The 1996 season was the Green Bay Packers' 76th season in the National Football League (NFL), their 78th overall and their fifth under head coach Mike Holmgren. The franchise won its third Super Bowl and league-record 12th NFL Championship.  The Packers posted a league-best 13–3 regular season won-loss record, going 8–0 at home and 5–3 on the road. It was the first time since 1962 that the team went undefeated at home. Additionally, the Packers had the NFL's highest-scoring offense (456) and allowed the fewest points on defense (210). Green Bay was the first team to accomplish both feats in the same season since the undefeated 1972 Miami Dolphins.  They finished the season with the number one ranked offense, defense, and special teams. They also set a then NFL record for the fewest touchdowns allowed in a 16-game season, with 19. The Packers also allowed the fewest yards in the NFL and set a record for punt return yardage. Brett Favre won his second straight MVP award while also throwing for a career-high and league-leading 39 touchdown passes.

In the postseason, the Packers defeated the San Francisco 49ers in the divisional round and the Carolina Panthers in the NFC Championship Game.  Green Bay beat the New England Patriots in Super Bowl XXXI to win their third Super Bowl and twelfth NFL Championship.

In 2007, the 1996 Packers were ranked as the 16th greatest Super Bowl champions on the NFL Network's documentary series America's Game: The Super Bowl Champions.  The 1996 Packers were ranked 6th-greatest Super Bowl team of all time by a similar panel done by ESPN and released in 2007. Later, they ranked #20 on the 100 greatest teams of all time presented by the NFL on its 100th anniversary. As of 2020, the Packers are the only team since the implementation of the salary cap to score the most points and allow the fewest in the regular season.

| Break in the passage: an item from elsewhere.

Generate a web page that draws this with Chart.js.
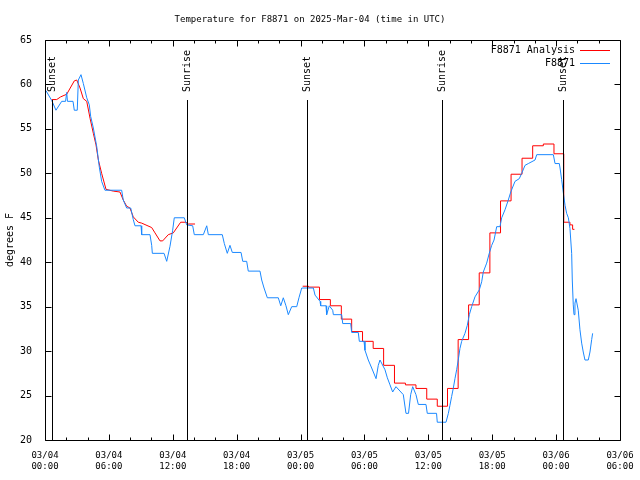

The last remaining active member of the 1996 Green Bay Packers was quarterback Brett Favre, who retired after the 2010 season.

Offseason

NFL draft

Staff

Roster

1996 Green Bay Packers season

Preseason

Regular season

Postseason

Game summaries

Week 1: at. Tampa Bay Buccaneers

Week 5: at. Seattle Seahawks

Standings

Season statistical leaders
Brett Favre broke the Packers single-season record for touchdown passes by throwing 39.
 Passing yards: Brett Favre 3,899 yards
 Passing touchdowns: Brett Favre 39 TD
 Rushing yards: Edgar Bennett, 899 yards
 Rushing touchdowns: Dorsey Levens, 5 TD
 Receiving yards: Antonio Freeman, 933 yards
 Receiving touchdowns: Keith Jackson, 10 TD
 Points: Chris Jacke, 114 points
 Kickoff return yards: Desmond Howard, 460 yards
 Punt return yards: Desmond Howard, 875 yards
 Tackles: George Koonce, 97 tackles
 Sacks: Reggie White, 8.5 sacks
 Interceptions: Eugene Robinson, 6 interceptions

Playoffs

NFC Divisional Playoff vs. San Francisco 49ers

Green Bay was able to win going away on a cold damp day at Lambeau Field.  With the weather turning the field into a muddy mess both offenses struggled. San Francisco was able to keep pace offensively and defensively for most of the game, with the score 21–14 in favor of Green Bay in the third quarter, but special teams were decisively dominated by the Packers.  Penalties also played a factor as San Francisco had 6 for 42 yards, while Green Bay only had 1 for 5.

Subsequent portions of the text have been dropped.